Billionaire investor Warren Buffett, who slayed the markets for years on end, now seems to be happy with relative returns.
He admitted to shareholders this week that he may well have "lost his touch," as some critics have suggested. His holding company stock’s saw a 30 percent decline during the past 12 months.
But, he notes, Berkshire Hathaway still beat the stock market, as measured by the S&P 500 index, making it not such a bad year after all.
Berkshire's book value is Buffett's favorite measure, and it fell 9.6 percent last year. The S&P's decline was much more dramatic, down 37 percent.
The company will report a decline of almost 11 percent in first quarter earnings, mostly because of losses on credit default swaps.

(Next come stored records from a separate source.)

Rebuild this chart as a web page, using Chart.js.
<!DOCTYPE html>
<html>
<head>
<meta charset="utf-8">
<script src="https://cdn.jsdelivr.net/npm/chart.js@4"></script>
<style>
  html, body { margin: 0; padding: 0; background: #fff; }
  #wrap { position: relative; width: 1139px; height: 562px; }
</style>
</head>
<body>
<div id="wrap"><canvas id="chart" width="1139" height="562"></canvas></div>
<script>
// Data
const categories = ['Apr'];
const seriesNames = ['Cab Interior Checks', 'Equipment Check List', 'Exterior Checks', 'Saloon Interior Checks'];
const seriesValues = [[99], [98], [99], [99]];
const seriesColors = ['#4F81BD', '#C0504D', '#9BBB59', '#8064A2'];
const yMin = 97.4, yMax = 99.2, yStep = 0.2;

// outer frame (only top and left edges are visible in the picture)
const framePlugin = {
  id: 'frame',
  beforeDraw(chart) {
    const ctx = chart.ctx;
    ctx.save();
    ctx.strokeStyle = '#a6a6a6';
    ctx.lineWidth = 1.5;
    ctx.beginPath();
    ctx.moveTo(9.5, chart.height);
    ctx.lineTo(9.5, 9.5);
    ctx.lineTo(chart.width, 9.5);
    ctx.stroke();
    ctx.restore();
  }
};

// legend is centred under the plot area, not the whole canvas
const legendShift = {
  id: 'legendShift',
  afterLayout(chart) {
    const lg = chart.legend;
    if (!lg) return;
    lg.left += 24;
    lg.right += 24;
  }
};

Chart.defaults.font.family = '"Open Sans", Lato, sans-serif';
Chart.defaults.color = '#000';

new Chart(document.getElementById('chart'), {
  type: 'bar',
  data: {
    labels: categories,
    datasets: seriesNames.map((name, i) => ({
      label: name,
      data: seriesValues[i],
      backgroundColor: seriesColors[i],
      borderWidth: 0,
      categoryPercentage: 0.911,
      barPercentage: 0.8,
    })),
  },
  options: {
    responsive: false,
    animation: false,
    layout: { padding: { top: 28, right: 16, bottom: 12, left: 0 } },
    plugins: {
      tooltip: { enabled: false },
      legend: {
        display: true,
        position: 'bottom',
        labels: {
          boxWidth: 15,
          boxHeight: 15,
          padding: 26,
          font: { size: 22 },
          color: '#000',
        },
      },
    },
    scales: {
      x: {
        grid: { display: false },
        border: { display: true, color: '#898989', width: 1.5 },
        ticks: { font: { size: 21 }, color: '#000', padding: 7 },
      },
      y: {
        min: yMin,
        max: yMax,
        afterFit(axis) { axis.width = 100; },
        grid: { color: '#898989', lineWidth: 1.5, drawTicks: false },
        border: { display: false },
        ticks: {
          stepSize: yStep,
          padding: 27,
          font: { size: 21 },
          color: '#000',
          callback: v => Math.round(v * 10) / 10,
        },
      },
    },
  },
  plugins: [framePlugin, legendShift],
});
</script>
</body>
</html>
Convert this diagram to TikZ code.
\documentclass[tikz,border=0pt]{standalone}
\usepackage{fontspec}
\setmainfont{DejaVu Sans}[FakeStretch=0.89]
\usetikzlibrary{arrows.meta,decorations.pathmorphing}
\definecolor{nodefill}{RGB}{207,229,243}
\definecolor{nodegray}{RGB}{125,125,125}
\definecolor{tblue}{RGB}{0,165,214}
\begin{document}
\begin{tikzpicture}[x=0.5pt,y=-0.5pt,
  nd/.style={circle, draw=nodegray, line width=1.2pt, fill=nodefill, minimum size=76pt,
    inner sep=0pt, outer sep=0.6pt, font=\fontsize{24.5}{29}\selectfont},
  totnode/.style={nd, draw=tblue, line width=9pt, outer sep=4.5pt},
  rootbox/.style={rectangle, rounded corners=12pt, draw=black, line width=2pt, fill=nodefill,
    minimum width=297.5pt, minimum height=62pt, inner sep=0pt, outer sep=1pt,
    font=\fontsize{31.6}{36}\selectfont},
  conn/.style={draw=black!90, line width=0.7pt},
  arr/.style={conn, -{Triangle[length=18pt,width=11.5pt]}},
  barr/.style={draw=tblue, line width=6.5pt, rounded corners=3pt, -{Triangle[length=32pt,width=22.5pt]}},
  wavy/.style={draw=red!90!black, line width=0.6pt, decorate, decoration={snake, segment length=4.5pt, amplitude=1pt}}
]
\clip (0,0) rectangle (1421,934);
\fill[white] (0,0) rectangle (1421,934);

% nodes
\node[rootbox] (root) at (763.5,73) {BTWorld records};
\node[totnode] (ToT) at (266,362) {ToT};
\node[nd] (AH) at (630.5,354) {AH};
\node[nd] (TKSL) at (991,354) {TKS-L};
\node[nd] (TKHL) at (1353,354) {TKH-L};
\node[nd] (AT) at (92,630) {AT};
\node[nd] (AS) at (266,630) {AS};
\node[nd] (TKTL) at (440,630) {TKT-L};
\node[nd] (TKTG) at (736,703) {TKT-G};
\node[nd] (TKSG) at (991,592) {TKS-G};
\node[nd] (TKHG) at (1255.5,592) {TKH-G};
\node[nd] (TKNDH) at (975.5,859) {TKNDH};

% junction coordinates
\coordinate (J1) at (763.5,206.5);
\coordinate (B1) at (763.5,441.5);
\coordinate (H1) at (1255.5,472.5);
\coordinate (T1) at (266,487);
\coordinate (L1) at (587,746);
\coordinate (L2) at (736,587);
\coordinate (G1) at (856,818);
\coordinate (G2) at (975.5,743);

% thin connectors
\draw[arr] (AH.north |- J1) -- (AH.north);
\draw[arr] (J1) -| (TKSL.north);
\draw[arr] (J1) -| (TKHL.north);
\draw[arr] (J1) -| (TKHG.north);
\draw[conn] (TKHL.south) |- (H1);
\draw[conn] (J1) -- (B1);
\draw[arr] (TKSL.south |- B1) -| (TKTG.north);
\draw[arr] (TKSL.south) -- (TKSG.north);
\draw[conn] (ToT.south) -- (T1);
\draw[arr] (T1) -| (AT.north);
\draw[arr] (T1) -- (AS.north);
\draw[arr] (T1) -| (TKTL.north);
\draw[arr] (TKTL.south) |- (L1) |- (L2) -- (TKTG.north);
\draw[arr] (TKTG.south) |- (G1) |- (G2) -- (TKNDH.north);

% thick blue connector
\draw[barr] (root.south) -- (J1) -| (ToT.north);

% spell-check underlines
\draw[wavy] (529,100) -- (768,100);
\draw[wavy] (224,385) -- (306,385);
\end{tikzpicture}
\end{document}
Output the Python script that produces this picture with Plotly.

Saying the condition of some of Berkshire's swaps has worsened during the past few months, Buffett also predicted they may wind up losing money over the long term.
"We have run into far more bankruptcies in the last year than is normal," Buffett told CNBC.
Buffett there is a bright side. Berkshire's much larger derivative contracts that provide buyers insurance against long-term losses for major stock indexes around the world.
"The odds are extremely good that on the equity put options, we will make money," said Buffett.
Some experts say the market is doing really well now, contrary to Buffett's claims about the macro factors that impacted his firm.